Influencer programs have been a staple in the B2B world for some time. But given the recent changes in the digital landscape, we expect brands to shift from simply paying influencers to post about a brand to building meaningful collaborations that bring real value to their audiences.

A few key forces are driving this change. First, and maybe most significantly, AI is taking the fear out of writing. With AI as a supportive co-pilot, more experts are gaining the confidence to share their knowledge online, bringing more voices into the conversation and broadening the pool of influencers relevant to B2B sectors. Meanwhile, platforms like TikTok are reshaping the influencer revenue model, offering subscription options akin to SubStack that can turn creators into mini-publishers managing and sharing content on social media.

At the same time, more people are flocking to social media for news, and influencers are increasingly stepping up as sources of information, blurring the boundaries between journalism and influencer content. But not all social platforms are on the same page when it comes to displaying news. Some – FacebookX, and Threads – have taken a step back from news, cutting features and adjusting algorithms to deprioritize news posts. Others – TikTok and LinkedIn – are embracing the trend. LinkedIn’s algorithm now favors posts sharing knowledge and insights, encouraging individuals to add their perspectives to stories relevant to their professional community. Meanwhile, TikTok is emerging as a go-to source for more on the latest breaking news stories, fueled by the platform’s real-time, raw narrative style.

Lastly, Google Search’s Helpful Content System, which launched last year to weed out clickbait and enhance result quality, values a mix of perspectives and hints at the advantages of collaborating with external experts and influencers to enrich your content and make it more audience-friendly.


News outlets are at a crossroads as they feel the impact of social media changes and AI. The platform updates made by Facebook and X have caused dramatic drops in traffic to news and media websites. (For more on this, take a look at this piece from Allison Carter at Ragan Communications and PR Daily). And while LinkedIn and TikTok encourage news-focused posts, they work hard to create an environment where users don’t want to exit to visit a separate site.

This comes at a time when traditional newsrooms are already under strain. Newsrooms continue to get smaller, and what’s left of teams are also grappling with a rise in misinformation. Altogether, this is putting more pressure on journalists to choose stories that will increase clicks and to source solid data and insights from industry experts to support their coverage. It also means they have a lot less bandwidth for softer news and evergreen storylines.
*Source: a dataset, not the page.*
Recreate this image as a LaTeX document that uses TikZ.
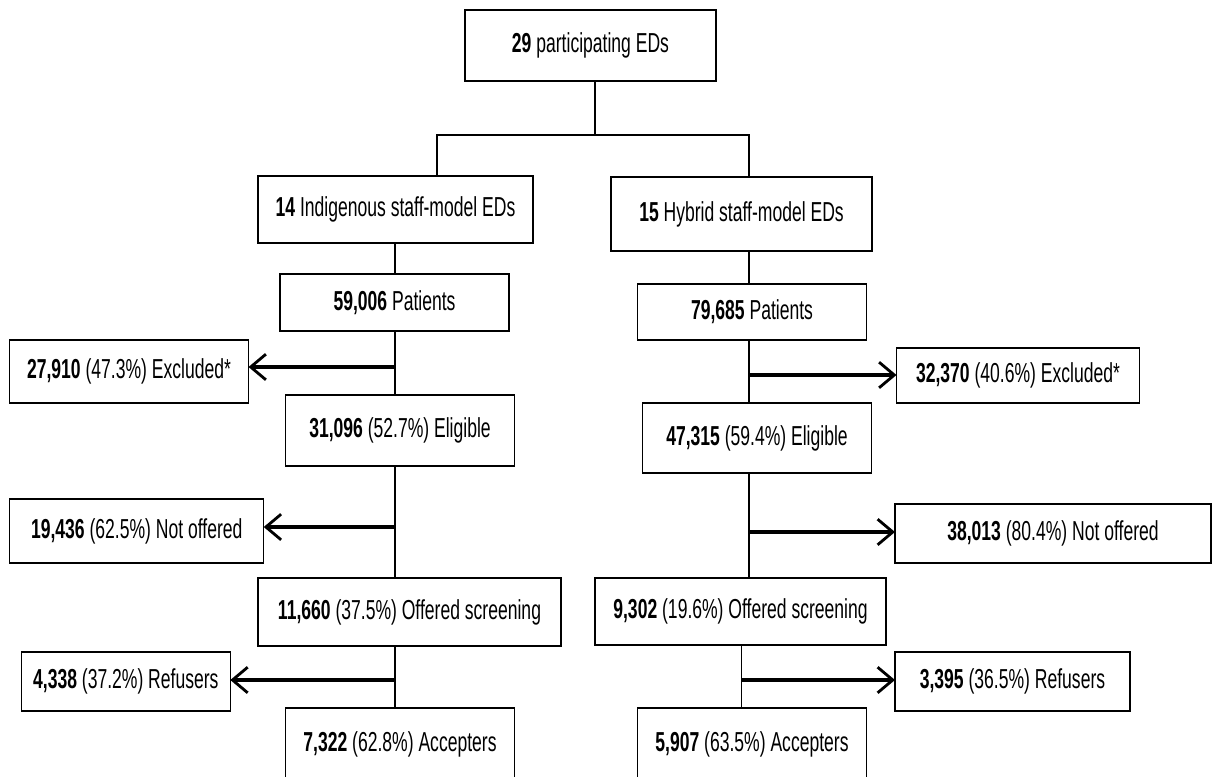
\documentclass[tikz,border=0pt]{standalone}
\usepackage{fontspec}
\setmainfont[FakeStretch=0.64]{Liberation Sans}
\usetikzlibrary{arrows.meta}

\begin{document}
\begin{tikzpicture}[x=0.025cm, y=-0.025cm,
	box/.style 2 args={draw, line width=1pt, inner sep=0pt, outer sep=0pt,
		minimum width=#1*0.025cm, minimum height=#2*0.025cm,
		font=\fontsize{19.5}{22}\selectfont},
	link/.style={line width=1pt},
	flow/.style={line width=2.2pt, -{Straight Barb[length=0.38cm, width=0.64cm, line width=2pt]}}]

\useasboundingbox (0,0) rectangle (1213,777);

%Kästen
\node[box={251}{71}]	(top)		at (590.5,45.5)	{\textbf{29} participating EDs};
\node[box={275}{67}]	(indig)		at (395.5,209.5)	{\textbf{14} Indigenous staff-model EDs};
\node[box={261}{74}]	(hybrid)	at (741.5,214)	{\textbf{15} Hybrid staff-model EDs};
\node[box={229}{57}]	(patL)		at (394.5,302.5)	{\textbf{59,006} Patients};
\node[box={229}{56}]	(patR)		at (752,312)		{\textbf{79,685} Patients};
\node[box={239}{63}]	(exclL)		at (129,371.5)	{\textbf{27,910} (47.3\%) Excluded*};
\node[box={243}{55}]	(exclR)		at (1018,375.5)	{\textbf{32,370} (40.6\%) Excluded*};
\node[box={229}{71}]	(eligL)		at (400,430.5)	{\textbf{31,096} (52.7\%) Eligible};
\node[box={229}{70}]	(eligR)		at (757,438)		{\textbf{47,315} (59.4\%) Eligible};
\node[box={254}{64}]	(notL)		at (136.7,531)	{\textbf{19,436} (62.5\%) Not offered};
\node[box={316}{59}]	(notR)		at (1053,533.5)	{\textbf{38,013} (80.4\%) Not offered};
\node[box={303}{68}]	(offL)		at (409.5,612)	{\textbf{11,660} (37.5\%) Offered screening};
\node[box={291}{67}]	(offR)		at (740.5,611.5)	{\textbf{9,302} (19.6\%) Offered screening};
\node[box={209}{59}]	(refL)		at (125.8,681.5)	{\textbf{4,338} (37.2\%) Refusers};
\node[box={235}{59}]	(refR)		at (1012.5,681.5)	{\textbf{3,395} (36.5\%) Refusers};
\node[box={229}{72}]	(accL)		at (400,744)		{\textbf{7,322} (62.8\%) Accepters};
\node[box={229}{72}]	(accR)		at (752,744)		{\textbf{5,907} (63.5\%) Accepters};

%Verzweigungen
\coordinate (splitT)	at (595,135);
\coordinate (dropL)		at (437,135);
\coordinate (dropR)		at (749,135);
\coordinate (jExclL)	at (395,367);
\coordinate (jNotL)		at (395,527);
\coordinate (jRefL)		at (395,680);
\coordinate (jExclR)	at (749,375);
\coordinate (jNotR)		at (749,532);
\coordinate (jRefR)		at (741.5,680);

%Linien
\draw[link]	(splitT |- top.south) -- (splitT);
\draw[link]	(dropL |- indig.north) -- (dropL) -- (dropR) -- (dropR |- hybrid.north);

\draw[link]	(jExclL |- indig.south) -- (jExclL |- patL.north);
\draw[link]	(jExclL |- patL.south) -- (jExclL |- eligL.north);
\draw[link]	(jNotL |- eligL.south) -- (jNotL |- offL.north);
\draw[link]	(jRefL |- offL.south) -- (jRefL |- accL.north);

\draw[link]	(jExclR |- hybrid.south) -- (jExclR |- patR.north);
\draw[link]	(jExclR |- patR.south) -- (jExclR |- eligR.north);
\draw[link]	(jNotR |- eligR.south) -- (jNotR |- offR.north);
\draw[link]	(jRefR |- offR.south) -- (jRefR |- accR.north);

%Pfeile
\draw[flow]	(jExclL) -- (jExclL -| exclL.east);
\draw[flow]	(jNotL) -- (jNotL -| notL.east);
\draw[flow]	(jRefL) -- (jRefL -| refL.east);
\draw[flow]	(jExclR) -- (jExclR -| exclR.west);
\draw[flow]	(jNotR) -- (jNotR -| notR.west);
\draw[flow]	(jRefR) -- (jRefR -| refR.west);

\end{tikzpicture}
\end{document}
News providers are also racing to stand out in this new digital reality. Conversations around how news sites might incorporate AI are starting to grow. Jeff Jarvis, author of The Gutenberg Parenthesis, has talked about how the future of media might be more conversational with news sites incorporating LLMs so visitors can “chat” with specific articles, journalists, or the publication. For now, though, publishers are making smaller yet meaningful shifts to differentiate themselves. For instance, Bloomberg is beefing up its data journalism team and ramping up AI coverage with new hires like Leon YinShirin Ghaffary and Seth Fiegerman. Meanwhile, TIME is leaning into opinion content with its Time100 Voices initiative, aligning with Google’s signal about prioritizing thought leadership content.

Moving into 2024, your media outreach should center around data-driven storytelling, thought leadership perspectives, and storylines tied to the current news landscape.

As we enter a new year, navigating these digital shifts will be crucial for marketing communications professionals. Staying ahead of these trends, adapting new strategies, and finding fresh ways to connect with our audiences will ensure we continue communicating effectively in a digital-first world. By embracing these changes, we can not only keep up with the evolving digital narrative but also discover new opportunities to enhance our brands’ presence and engagement online.